Nigeria loses $132bn annually to neglect of coal sector

Nigeria has coal in commercial quantity yet it virtually lives in darkness; and businesses die due to lack of power. It is estimated that the mineral resource found in large quantities in Enugu, Kogi, Gombe and Nassarawa states is enough to provide electricity to the country and for export.

Coal is highly underutilised in Nigeria despite that it can grow the non oil economy  if policy makers can understand the huge impact it can create in the economy.

This is the summation of a former Professor of Ceramics Technology at the Ambrose Alli University, Edo State and Managing Director of Epina Technologies Limited, Patrick Oaikhinan.

He also noted that the country was losing huge revenue, about  $132 billion yearly, through the neglect of the abundant solid mineral deposit.

According to him, coal is a major contributor to the United States’ economy and it can do the same for Nigeria if properly harnessed.

Oaikhinan, who spoke to The Nation in his office in Lagos yesterday, wondered why the government has failed to develop coal to halt epileptic power supply in the nation, unemployment and poverty.

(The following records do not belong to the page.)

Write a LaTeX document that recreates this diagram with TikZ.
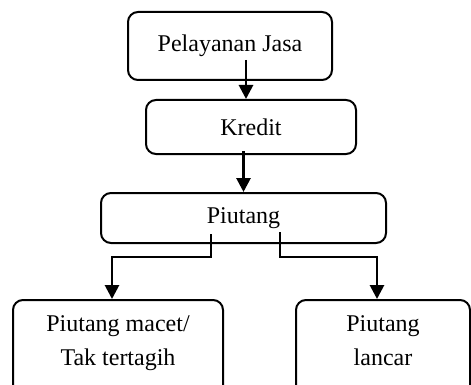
\documentclass[tikz,border=0pt]{standalone}
\usepackage{fontspec}
\setmainfont{Liberation Serif}
\usetikzlibrary{arrows.meta}
\begin{document}
\begin{tikzpicture}[x=0.5pt, y=-0.5pt,
  box/.style={shape=rectangle, draw=black, line width=1pt, rounded corners=5pt, align=center, font=\fontsize{12}{17}\selectfont},
  lowbox/.style={box, anchor=north, inner ysep=6.5pt, text height=26pt, text depth=23pt},
  arrow/.style={line width=1.4pt, -{Triangle[length=7pt, width=7pt]}}]
\useasboundingbox (0,0) rectangle (471,385);
\node[box, minimum width=102pt, minimum height=34pt] (jasa) at (230,46) {Pelayanan Jasa};
\node[box, minimum width=105pt, minimum height=27pt] (kredit) at (251,127) {Kredit};
\node[box, minimum width=142.5pt, minimum height=25pt] (piutang) at (243.5,218) {Piutang};
\node[lowbox, minimum width=105pt] (macet) at (118,299) {Piutang macet/\\Tak tertagih};
\node[lowbox, minimum width=87pt] (lancar) at (383,299) {Piutang\\lancar};
\draw[arrow] ([xshift=8pt, yshift=-7pt]jasa.center) -- ([xshift=8pt]jasa.center |- kredit.north);
\draw[arrow] ([yshift=2pt]kredit.south -| piutang.north) -- (piutang.north);
\draw[arrow] ([xshift=-16.25pt, yshift=5pt]piutang.south) -- ++(0,-11.5pt) -| ([xshift=-3pt]macet.north);
\draw[arrow] ([xshift=18.25pt, yshift=6pt]piutang.south) -- ++(0,-12.5pt) -| ([xshift=-3pt]lancar.north);
\end{tikzpicture}
\end{document}
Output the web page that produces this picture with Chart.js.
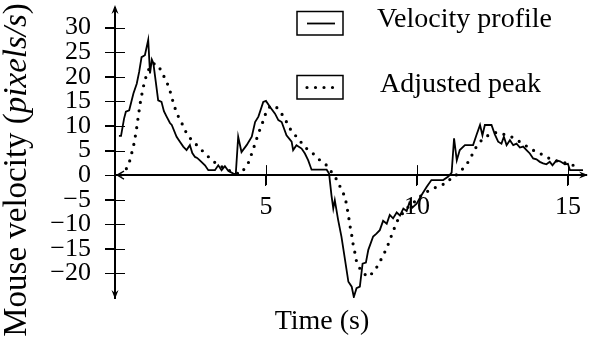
<!DOCTYPE html>
<html>
<head>
<meta charset="utf-8">
<title>Mouse velocity</title>
<script src="https://cdn.jsdelivr.net/npm/chart.js@4.4.0/dist/chart.umd.min.js"></script>
<style>
html, body { margin: 0; padding: 0; background: #fff; }
#wrap { width: 589px; height: 341px; }
</style>
</head>
<body>
<div id="wrap"><canvas id="chart_velocity"></canvas></div>
<script>
// recorded velocity profile (time in s, velocity in pixels/s)
const rawTime = [0.13, 0.20, 0.30, 0.36, 0.47, 0.61, 0.72, 0.80, 0.88, 0.99, 1.10, 1.16, 1.22, 1.27, 1.35, 1.43, 1.54, 1.62, 1.71, 1.82,
  1.88, 2.04, 2.15, 2.26, 2.37, 2.48, 2.56, 2.65, 2.72, 2.81, 2.98, 3.09, 3.31, 3.42, 3.53, 3.64, 3.75, 3.92, 4.00, 4.08,
  4.19, 4.36, 4.53, 4.64, 4.75, 4.91, 5.00, 5.13, 5.30, 5.41, 5.52, 5.68, 5.85, 5.90, 6.01, 6.18, 6.29, 6.40, 6.51, 7.01,
  7.09, 7.17, 7.23, 7.28, 7.39, 7.50, 7.62, 7.73, 7.84, 7.91, 8.00, 8.11, 8.20, 8.31, 8.39, 8.55, 8.66, 8.77, 8.88, 9.00,
  9.10, 9.21, 9.33, 9.44, 9.55, 9.66, 9.75, 9.85, 9.99, 10.15, 10.32, 10.48, 10.87, 11.04, 11.15, 11.23, 11.32, 11.42, 11.59, 11.86,
  11.97, 12.09, 12.17, 12.25, 12.47, 12.58, 12.69, 12.80, 12.88, 12.97, 13.08, 13.19, 13.30, 13.41, 13.52, 13.63, 13.74, 13.85, 13.96, 14.07,
  14.18, 14.29, 14.40, 14.49, 14.62, 14.74, 14.90, 15.00, 15.07, 15.50];
const rawVel = [8.0, 8.0, 11.5, 12.9, 13.2, 16.6, 18.6, 21.0, 24.0, 24.4, 27.5, 20.7, 23.5, 22.8, 19.0, 15.2, 14.9, 13.0, 11.9, 10.6,
  10.2, 7.8, 6.8, 5.8, 5.1, 6.1, 4.5, 3.7, 3.5, 3.0, 2.0, 1.0, 1.0, 2.0, 1.0, 1.8, 0.9, 0.3, 0.2, 7.8,
  4.7, 6.1, 7.8, 10.8, 11.9, 14.9, 15.1, 13.9, 12.5, 11.2, 10.8, 8.1, 6.8, 5.1, 6.1, 5.4, 4.4, 3.0, 1.1, 1.1,
  0.3, -4.1, -6.8, -5.1, -9.1, -12.5, -17.3, -21.7, -22.7, -24.8, -23.0, -22.7, -18.0, -17.8, -15.2, -12.5, -11.9, -11.2, -9.3, -9.9,
  -8.1, -8.8, -7.6, -8.2, -6.8, -7.3, -5.6, -6.6, -5.8, -4.1, -2.4, -1.0, -1.0, -0.3, 0.5, 7.5, 3.0, 5.1, 6.1, 6.1,
  8.1, 10.2, 8.1, 10.2, 10.2, 8.3, 6.8, 6.4, 7.8, 6.1, 7.1, 6.1, 6.4, 5.6, 5.8, 5.1, 4.4, 3.4, 3.2, 2.7,
  2.4, 2.2, 2.7, 2.0, 3.0, 2.8, 2.2, 2.3, 1.0, 1.0];

// adjusted peak curve
const adjTime = [0.20, 0.33, 0.47, 0.61, 0.70, 0.77, 0.85, 0.94, 1.03, 1.13, 1.27, 1.43, 1.54, 1.69, 1.80, 1.91, 1.99, 2.10, 2.26, 2.37,
  2.54, 2.71, 2.87, 3.03, 3.25, 3.48, 3.75, 3.97, 4.14, 4.25, 4.41, 4.53, 4.64, 4.75, 4.86, 4.95, 5.02, 5.13, 5.24, 5.35,
  5.46, 5.63, 5.74, 5.90, 6.07, 6.23, 6.40, 6.62, 6.79, 7.01, 7.15, 7.28, 7.39, 7.50, 7.62, 7.67, 7.73, 7.78, 7.84, 7.89,
  7.95, 8.00, 8.11, 8.22, 8.41, 8.55, 8.72, 8.88, 9.00, 9.10, 9.21, 9.33, 9.49, 9.60, 9.80, 9.99, 10.15, 10.32, 10.54, 10.82,
  11.04, 11.15, 11.30, 11.42, 11.59, 11.70, 11.86, 11.97, 12.14, 12.36, 12.64, 12.88, 13.13, 13.35, 13.58, 13.80, 14.05, 14.29, 14.51, 14.79,
  15.07, 15.28];
const adjVel = [0.0, 0.7, 2.5, 5.8, 8.8, 11.9, 15.2, 18.0, 20.1, 21.7, 22.7, 22.4, 21.0, 19.3, 17.6, 15.2, 13.6, 11.9, 10.0, 8.5,
  7.1, 6.1, 5.1, 4.1, 2.8, 1.9, 1.0, 0.5, 0.2, 1.0, 2.4, 4.4, 6.4, 8.5, 10.2, 11.8, 13.1, 13.9, 14.2, 13.8,
  13.0, 11.5, 10.0, 8.5, 7.5, 6.1, 5.1, 4.1, 3.0, 2.0, 0.8, -0.3, -1.4, -3.0, -4.4, -6.1, -8.1, -10.2, -12.2, -14.2,
  -15.9, -17.6, -19.0, -20.0, -20.7, -19.7, -18.3, -16.3, -14.9, -13.2, -11.5, -9.5, -8.1, -7.1, -6.0, -5.1, -4.1, -3.4, -2.7, -2.0,
  -1.4, -0.3, 0.0, 0.7, 1.7, 2.7, 4.5, 5.8, 7.1, 8.1, 8.7, 8.3, 7.8, 7.0, 6.1, 5.2, 4.5, 3.7, 3.0, 2.7,
  2.2, 1.8];

const xTicks = [5, 10, 15];
const yTicks = [-20, -15, -10, -5, 0, 5, 10, 15, 20, 25, 30];

const X_MIN = 0, X_MAX = 15.6;
const Y_MIN = -25, Y_MAX = 34;

const serif = "'Liberation Serif', 'Times New Roman', serif";

function pts(xs, ys) {
  return xs.map((x, i) => ({ x: x, y: ys[i] }));
}

function fmt(v) {
  return v < 0 ? '\u2212' + Math.abs(v) : String(v);
}

function arrowHead(ctx, tx, ty, dx, dy) {
  const nx = -dy, ny = dx;
  ctx.beginPath();
  ctx.moveTo(tx, ty);
  ctx.lineTo(tx - dx * 9 + nx * 3.5, ty - dy * 9 + ny * 3.5);
  ctx.lineTo(tx - dx * 6, ty - dy * 6);
  ctx.lineTo(tx - dx * 9 - nx * 3.5, ty - dy * 9 - ny * 3.5);
  ctx.closePath();
  ctx.fill();
}

// axis arrows, crossing tick marks, titles and the boxed legend
const decor = {
  id: 'decor',
  afterDraw(chart) {
    const ctx = chart.ctx;
    const xs = chart.scales.x, ys = chart.scales.y;
    const x0 = xs.getPixelForValue(0), y0 = ys.getPixelForValue(0);
    ctx.save();
    ctx.strokeStyle = '#000';
    ctx.fillStyle = '#000';

    ctx.lineWidth = 1;
    ctx.beginPath();
    yTicks.forEach(v => {
      const y = Math.round(ys.getPixelForValue(v)) + 0.5;
      ctx.moveTo(x0 - 10, y); ctx.lineTo(x0 + 10, y);
    });
    xTicks.forEach(v => {
      const x = Math.round(xs.getPixelForValue(v)) + 0.5;
      ctx.moveTo(x, y0 - 10); ctx.lineTo(x, y0 + 10);
    });
    ctx.stroke();

    arrowHead(ctx, x0, ys.top - 3, 0, -1);
    arrowHead(ctx, x0, ys.bottom + 1, 0, 1);
    arrowHead(ctx, xs.right + 2, y0, 1, 0);
    ctx.lineWidth = 1.2;
    ctx.beginPath();
    ctx.moveTo(x0 + 9, y0 - 4); ctx.lineTo(x0 + 2, y0); ctx.lineTo(x0 + 9, y0 + 4);
    ctx.stroke();

    // x title
    ctx.font = '28px ' + serif;
    ctx.textAlign = 'center';
    ctx.textBaseline = 'middle';
    ctx.fillText('Time (s)', 322, 322);

    // y title, unit set in italics
    const parts = [
      ['Mouse velocity (', ''],
      ['pixels/s', 'italic '],
      [')', '']
    ];
    const size = 33;
    let total = 0;
    parts.forEach(p => { ctx.font = p[1] + size + 'px ' + serif; total += ctx.measureText(p[0]).width; });
    ctx.translate(17, 170);
    ctx.rotate(-Math.PI / 2);
    ctx.textAlign = 'left';
    let cx = -total / 2;
    parts.forEach(p => {
      ctx.font = p[1] + size + 'px ' + serif;
      ctx.fillText(p[0], cx, 0);
      cx += ctx.measureText(p[0]).width;
    });
    ctx.setTransform(1, 0, 0, 1, 0, 0);

    // legend
    const rows = [
      { top: 11.5, textX: 377, base: 27 },
      { top: 75.5, textX: 380, base: 92 }
    ];
    chart.data.datasets.forEach((ds, i) => {
      const r = rows[i];
      ctx.lineWidth = 1.5;
      ctx.setLineDash([]);
      ctx.strokeRect(297, r.top, 46, 23.5);
      ctx.beginPath();
      ctx.lineWidth = ds.borderWidth;
      ctx.lineCap = ds.borderCapStyle || 'butt';
      ctx.setLineDash(ds.borderDash || []);
      ctx.moveTo(307, r.top + 12);
      ctx.lineTo(335, r.top + 12);
      ctx.stroke();
      ctx.setLineDash([]);
      ctx.lineCap = 'butt';
      ctx.font = '28px ' + serif;
      ctx.textAlign = 'left';
      ctx.textBaseline = 'alphabetic';
      ctx.fillText(ds.label, r.textX, r.base);
    });
    ctx.restore();
  }
};

new Chart(document.getElementById('chart_velocity'), {
  type: 'line',
  data: {
    datasets: [{
      label: 'Velocity profile',
      data: pts(rawTime, rawVel),
      borderColor: '#000',
      borderWidth: 1.8,
      pointRadius: 0,
      tension: 0,
      fill: false
    }, {
      label: 'Adjusted peak',
      data: pts(adjTime, adjVel),
      borderColor: '#000',
      borderWidth: 3.2,
      borderDash: [0, 8.5],
      borderCapStyle: 'round',
      pointRadius: 0,
      tension: 0,
      fill: false
    }]
  },
  options: {
    responsive: true,
    maintainAspectRatio: false,
    animation: false,
    layout: { padding: { left: 0, right: 3, top: 8, bottom: 43 } },
    plugins: { legend: { display: false }, tooltip: { enabled: false } },
    scales: {
      x: {
        type: 'linear',
        position: { y: 0 },
        min: X_MIN,
        max: X_MAX,
        afterBuildTicks: s => { s.ticks = xTicks.map(v => ({ value: v })); },
        afterFit: s => { s.paddingLeft = 0; s.paddingRight = 0; },
        ticks: { padding: 6, color: '#000', autoSkip: false, maxRotation: 0, font: { family: serif, size: 26 }, callback: v => fmt(v) },
        grid: { drawOnChartArea: false, tickLength: 10, color: '#000', lineWidth: 1 },
        border: { display: true, color: '#000', width: 2 }
      },
      y: {
        type: 'linear',
        position: 'left',
        min: Y_MIN,
        max: Y_MAX,
        afterBuildTicks: s => { s.ticks = yTicks.map(v => ({ value: v })); },
        afterFit: s => { s.width = 115; s.paddingTop = 0; s.paddingBottom = 0; },
        ticks: { padding: 14, color: '#000', autoSkip: false, font: { family: serif, size: 26 }, callback: v => fmt(v) },
        grid: { drawOnChartArea: false, tickLength: 10, color: '#000', lineWidth: 1 },
        border: { display: true, color: '#000', width: 2 }
      }
    }
  },
  plugins: [decor]
});
</script>
</body>
</html>
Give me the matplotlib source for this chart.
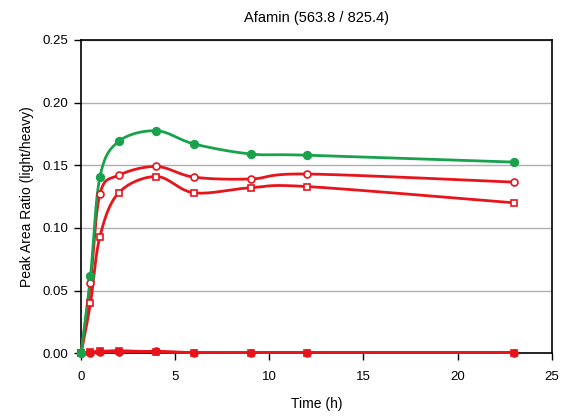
import numpy as np
import matplotlib
matplotlib.use('Agg')
import matplotlib.pyplot as plt

plt.rcParams['font.family'] = ['Liberation Sans', 'DejaVu Sans']

time_h = [0, 0.5, 1, 2, 4, 6, 9, 12, 23]
green_filled = [0, 0.0615, 0.1405, 0.1690, 0.1775, 0.1670, 0.1590, 0.1580, 0.1525]
red_circle = [0, 0.0560, 0.1270, 0.1420, 0.1490, 0.1405, 0.1390, 0.1430, 0.1365]
red_square = [0, 0.0400, 0.0930, 0.1280, 0.1410, 0.1280, 0.1320, 0.1330, 0.1200]
red_filled_sq = [0, 0.0010, 0.0015, 0.0020, 0.0010, 0.0005, 0.0005, 0.0005, 0.0005]
red_filled_circ = [0, 0.0005, 0.0010, 0.0010, 0.0015, 0.0005, 0.0005, 0.0005, 0.0005]

GREEN = '#17a24b'
RED = '#e8141c'


def smooth(x, y, n=30):
    # Excel-style smoothed line (Catmull-Rom bezier through the points)
    x = np.asarray(x, float)
    y = np.asarray(y, float)
    px, py = [], []
    for i in range(len(x) - 1):
        x0, y0 = (x[i - 1], y[i - 1]) if i > 0 else (x[i], y[i])
        x3, y3 = (x[i + 2], y[i + 2]) if i + 2 < len(x) else (x[i + 1], y[i + 1])
        c1x = x[i] + (x[i + 1] - x0) / 6
        c1y = y[i] + (y[i + 1] - y0) / 6
        c2x = x[i + 1] - (x3 - x[i]) / 6
        c2y = y[i + 1] - (y3 - y[i]) / 6
        t = np.linspace(0, 1, n)
        px.extend((1 - t) ** 3 * x[i] + 3 * (1 - t) ** 2 * t * c1x + 3 * (1 - t) * t ** 2 * c2x + t ** 3 * x[i + 1])
        py.extend((1 - t) ** 3 * y[i] + 3 * (1 - t) ** 2 * t * c1y + 3 * (1 - t) * t ** 2 * c2y + t ** 3 * y[i + 1])
    return px, py


fig = plt.figure(figsize=(5.63, 4.16), dpi=100)
ax = fig.add_axes([0.144, 0.151, 0.836, 0.753])

series = [
    (red_filled_circ, RED, 'o', RED, 5),
    (red_filled_sq, RED, 's', RED, 5),
    (red_square, RED, 's', 'white', 5),
    (red_circle, RED, 'o', 'white', 5),
    (green_filled, GREEN, 'o', GREEN, 5.5),
]
for vals, col, mk, fc, ms in series:
    sx, sy = smooth(time_h, vals)
    ax.plot(sx, sy, color=col, lw=2, zorder=3, clip_on=False)
    ax.plot(time_h, vals, ls='none', marker=mk, ms=ms, mfc=fc, mec=col, mew=1.2, zorder=4, clip_on=False)

ax.set_xlim(0, 25)
ax.set_ylim(0, 0.25)
ax.set_xticks([0, 5, 10, 15, 20, 25])
ax.set_yticks(np.arange(0, 0.26, 0.05))
ax.set_yticklabels(['%.2f' % v for v in np.arange(0, 0.26, 0.05)])
ax.yaxis.grid(True, color='#b0b0b0', lw=1)
ax.set_axisbelow(True)
ax.tick_params(direction='out', length=5, width=1, labelsize=9.5, colors='black', pad=4)
ax.tick_params(axis='x', pad=8)
for s in ax.spines.values():
    s.set_linewidth(1.2)
    s.set_color('black')

ax.set_title('Afamin (563.8 / 825.4)', fontsize=10.5, pad=13)
ax.set_xlabel('Time (h)', fontsize=10, labelpad=10)
ax.set_ylabel('Peak Area Ratio (light/heavy)', fontsize=10, labelpad=6)

fig.savefig('out.png', dpi=100)
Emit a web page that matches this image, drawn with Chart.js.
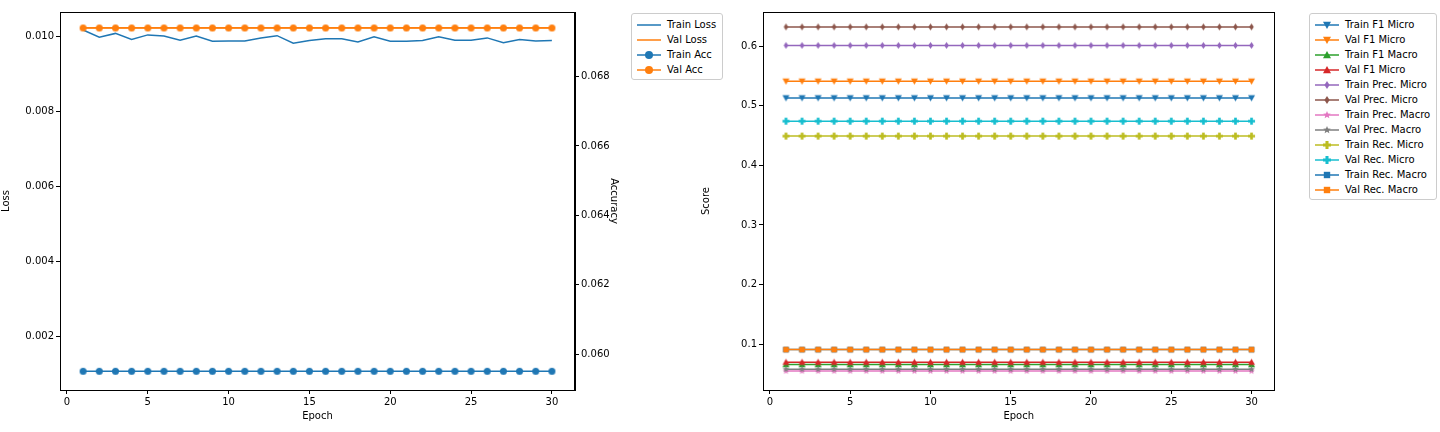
<!DOCTYPE html>
<html><head><meta charset="utf-8">
<script src="https://cdn.jsdelivr.net/npm/chart.js@4"></script>
<style>
body{margin:0;background:#fff;font-family:"DejaVu Sans",sans-serif;}
#w{position:relative;width:1440px;height:432px;}
canvas{position:absolute;}
.leg{position:absolute;border:1px solid #ccc;border-radius:3px;background:#fff;padding:3px 6px 2px 5px;font-size:10px;color:#000}
.leg div{height:15px;line-height:15px;white-space:nowrap}
.leg svg{vertical-align:middle;margin-right:6px}
</style></head><body><div id="w">
<div style="position:absolute;left:0;top:0;width:620px;height:432px"><canvas id="c1"></canvas></div>
<div style="position:absolute;left:700px;top:0;width:580px;height:432px"><canvas id="c2"></canvas></div>
<div class="leg" id="l1" style="left:631px;top:13px"></div>
<div class="leg" id="l2" style="left:1309px;top:13px"></div>
</div>
<script>
const epochs=Array.from({length:30},(_,i)=>i+1);
const trainLoss=[0.01016,0.00997,0.01007,0.00991,0.01003,0.0100,0.00989,0.0100,0.00986,0.00987,0.00987,0.00995,0.01001,0.00981,0.00988,0.00993,0.00993,0.00984,0.00998,0.00986,0.00986,0.00988,0.00998,0.00989,0.00989,0.00995,0.00982,0.00991,0.00987,0.00988];
const valLoss=epochs.map(()=>0.01022);
const trainAcc=epochs.map(()=>0.05951);
const valAcc=epochs.map(()=>0.06940);
const scoreSeries=[
 ["Train F1 Micro",0.513,"#1f77b4","tri-down"],
 ["Val F1 Micro",0.541,"#ff7f0e","tri-down"],
 ["Train F1 Macro",0.066,"#2ca02c","triangle"],
 ["Val F1 Micro",0.070,"#d62728","triangle"],
 ["Train Prec. Micro",0.601,"#9467bd","rectRot"],
 ["Val Prec. Micro",0.632,"#8c564b","rectRot"],
 ["Train Prec. Macro",0.055,"#e377c2","star"],
 ["Val Prec. Macro",0.058,"#7f7f7f","star"],
 ["Train Rec. Micro",0.449,"#bcbd22","plus"],
 ["Val Rec. Micro",0.474,"#17becf","plus"],
 ["Train Rec. Macro",0.091,"#1f77b4","rect"],
 ["Val Rec. Macro",0.091,"#ff7f0e","rect"]
];
const lossTicks=[0.002,0.004,0.006,0.008,0.010];
const accTicks=[0.060,0.062,0.064,0.066,0.068];
const scoreTicks=[0.1,0.2,0.3,0.4,0.5,0.6];
const epochTicks=[0,5,10,15,20,25,30];
const F={family:"DejaVu Sans",size:10};
Chart.defaults.font=F;Chart.defaults.color="#000";
function mk(shape,color,size){
 const c=document.createElement('canvas');const s=size*2+2;c.width=s;c.height=s;const g=c.getContext('2d');
 g.fillStyle=color;g.translate(s/2,s/2);g.beginPath();const r=size;
 if(shape==='tri-down'){g.moveTo(-r,-r*0.8);g.lineTo(r,-r*0.8);g.lineTo(0,r);}
 else if(shape==='triangle'){g.moveTo(-r,r*0.8);g.lineTo(r,r*0.8);g.lineTo(0,-r);}
 else if(shape==='rectRot'){g.moveTo(0,-r);g.lineTo(r*0.65,0);g.lineTo(0,r);g.lineTo(-r*0.65,0);}
 else if(shape==='star'){for(let i=0;i<10;i++){const a=-Math.PI/2+i*Math.PI/5;const rr=i%2?r*0.45:r;g.lineTo(rr*Math.cos(a),rr*Math.sin(a));}}
 else if(shape==='plus'){const t=r*0.38;g.rect(-r,-t,2*r,2*t);g.rect(-t,-r,2*t,2*r);}
 else if(shape==='rect'){g.rect(-r*0.8,-r*0.8,r*1.6,r*1.6);}
 else if(shape==='circle'){g.arc(0,0,r,0,Math.PI*2);}
 g.closePath();g.fill();return c;}
const frame={id:'frame',afterDatasetsDraw(ch){const a=ch.chartArea,g=ch.ctx;g.save();g.strokeStyle='#000';g.lineWidth=1;g.strokeRect(Math.round(a.left)+0.5,Math.round(a.top)+0.5,Math.round(a.right-a.left)-1,Math.round(a.bottom-a.top));g.restore();}};
function xAxis(){return {type:'linear',min:-0.43,max:31.43,border:{color:'#000'},grid:{drawOnChartArea:false,color:'#000',tickLength:4},
 ticks:{autoSkip:false,padding:2},afterBuildTicks:a=>{a.ticks=epochTicks.map(v=>({value:v}))},
 title:{display:true,text:'Epoch',padding:{top:0,bottom:0}}};}
function yBase(extra){return Object.assign({border:{color:'#000'},grid:{drawOnChartArea:false,color:'#000',tickLength:4}},extra);}
new Chart(document.getElementById('c1'),{type:'line',data:{datasets:[
 {label:'Train Loss',data:epochs.map((e,i)=>({x:e,y:trainLoss[i]})),borderColor:'#1f77b4',borderWidth:1.5,pointRadius:0,yAxisID:'y'},
 {label:'Val Loss',data:epochs.map((e,i)=>({x:e,y:valLoss[i]})),borderColor:'#ff7f0e',borderWidth:1.5,pointRadius:0,yAxisID:'y'},
 {label:'Train Acc',data:epochs.map((e,i)=>({x:e,y:trainAcc[i]})),borderColor:'#1f77b4',borderWidth:1.5,pointStyle:mk('circle','#1f77b4',3.5),yAxisID:'y1'},
 {label:'Val Acc',data:epochs.map((e,i)=>({x:e,y:valAcc[i]})),borderColor:'#ff7f0e',borderWidth:1.5,pointStyle:mk('circle','#ff7f0e',3.5),yAxisID:'y1'}
].map((d,i,a)=>Object.assign(d,{order:a.length-i}))},options:{animation:false,responsive:true,maintainAspectRatio:false,layout:{padding:{top:12,bottom:10}},
 plugins:{legend:{display:false},tooltip:{enabled:false}},
 scales:{x:xAxis(),
 y:yBase({position:'left',min:0.00057,max:0.01064,ticks:{padding:2,callback:v=>v.toFixed(3)},afterBuildTicks:a=>{a.ticks=lossTicks.map(v=>({value:v}))},afterFit:a=>{a.width=60},title:{display:true,text:'Loss',padding:{top:0,bottom:4}}}),
 y1:yBase({position:'right',min:0.05897,max:0.06986,ticks:{padding:2,callback:v=>v.toFixed(3)},afterBuildTicks:a=>{a.ticks=accTicks.map(v=>({value:v}))},afterFit:a=>{a.width=45},title:{display:true,text:'Accuracy',padding:0}})
 }},plugins:[frame]});
new Chart(document.getElementById('c2'),{type:'line',data:{datasets:scoreSeries.map((s,i)=>({label:s[0],order:scoreSeries.length-i,data:epochs.map(e=>({x:e,y:s[1]})),borderColor:s[2],borderWidth:1.5,pointStyle:mk(s[3],s[2],3.5)}))},
 options:{animation:false,responsive:true,maintainAspectRatio:false,layout:{padding:{top:12,right:2,bottom:10}},
 plugins:{legend:{display:false},tooltip:{enabled:false}},
 scales:{x:xAxis(),y:yBase({min:0.0233,max:0.657,ticks:{padding:2,callback:v=>v.toFixed(1)},afterBuildTicks:a=>{a.ticks=scoreTicks.map(v=>({value:v}))},afterFit:a=>{a.width=63},title:{display:true,text:'Score',padding:{top:0,bottom:4}}})}},plugins:[frame]});
function legend(id,items){const el=document.getElementById(id);items.forEach(([t,c,sh])=>{const d=document.createElement('div');
 const svg=`<svg width="24" height="10"><line x1="0" y1="5" x2="24" y2="5" stroke="${c}" stroke-width="1.5"/>${sh?`<image href="${mk(sh,c,4).toDataURL()}" x="7" y="0" width="10" height="10"/>`:''}</svg>`;
 d.innerHTML=svg+t;el.appendChild(d);});}
legend('l1',[['Train Loss','#1f77b4',null],['Val Loss','#ff7f0e',null],['Train Acc','#1f77b4','circle'],['Val Acc','#ff7f0e','circle']]);
legend('l2',scoreSeries.map(s=>[s[0],s[2],s[3]]));
</script></body></html>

“Coal has played a crucial role in industrialisation since time immemorial and it has a significant impact on domestic economies in the world. It has been the key factor in shaping economies across the globe and determining the pace of development for several nations. The monumental amount of coal consumed by the world is used in a wide range of applications such as generating electricity, the production of steel, iron, power, and several manufacturing and transportation industries, but this huge resource is wasting in Nigeria”.

Furthermore, he said the global market for clay which is also in abundance in Nigeria but untapped in 2018 is worth about $216.9 million.

Oaikhinan said he could not quantify what the nation had lost because policy makers lacked the will to exploit natural resources like coal, depending solely on oil revenue.

On other mineral resources, he said the value of Feldspar found everywhere in Nigeria is worth $3.2 billion; while Kaolin deposits across the nation can fetch $5.2 billion, Silica Mica accounts for  $678.2 million, Phosphate is $83.11billion and Silicate $600 million.

He regretted that all these are not tapped but left to waste without exploitation, adding that the mineral deposits are high employment and wealth generating agent, with a large with capacity to halt rural urban drift and boost the economy.

Asked how skills can be developed to exploit mineral deposits, he said the government must know the volume of the mineral deposits and how long they will last, its characterisation,  including  physical and mechanical properties.

He said  it was only when  the facts of the mineral deposits are known that a business profile could be prepared, itemising what each mineral can be used for so investors could be wooed to come and invest.

He criticised the practice of road shows where he alleged that neither experts nor professionals are included in the teams to answer technical questions that may be asked by would-be investors.

Asked to set agenda for the incoming Solid Minerals Minister, Oaikhinan  said the first thing he  would advise him is to ascertain  how many Nigerians are experts in the solid mineral sector, invite them for a business discussion and form a small team that will come out with a road map for solid mineral development.

He added that in that road map he will be advised to talk on their characterisation, extent of deposit and business profile.

He said a minister needs that kind of document to attend investor forum or road show to woo investors or business forum.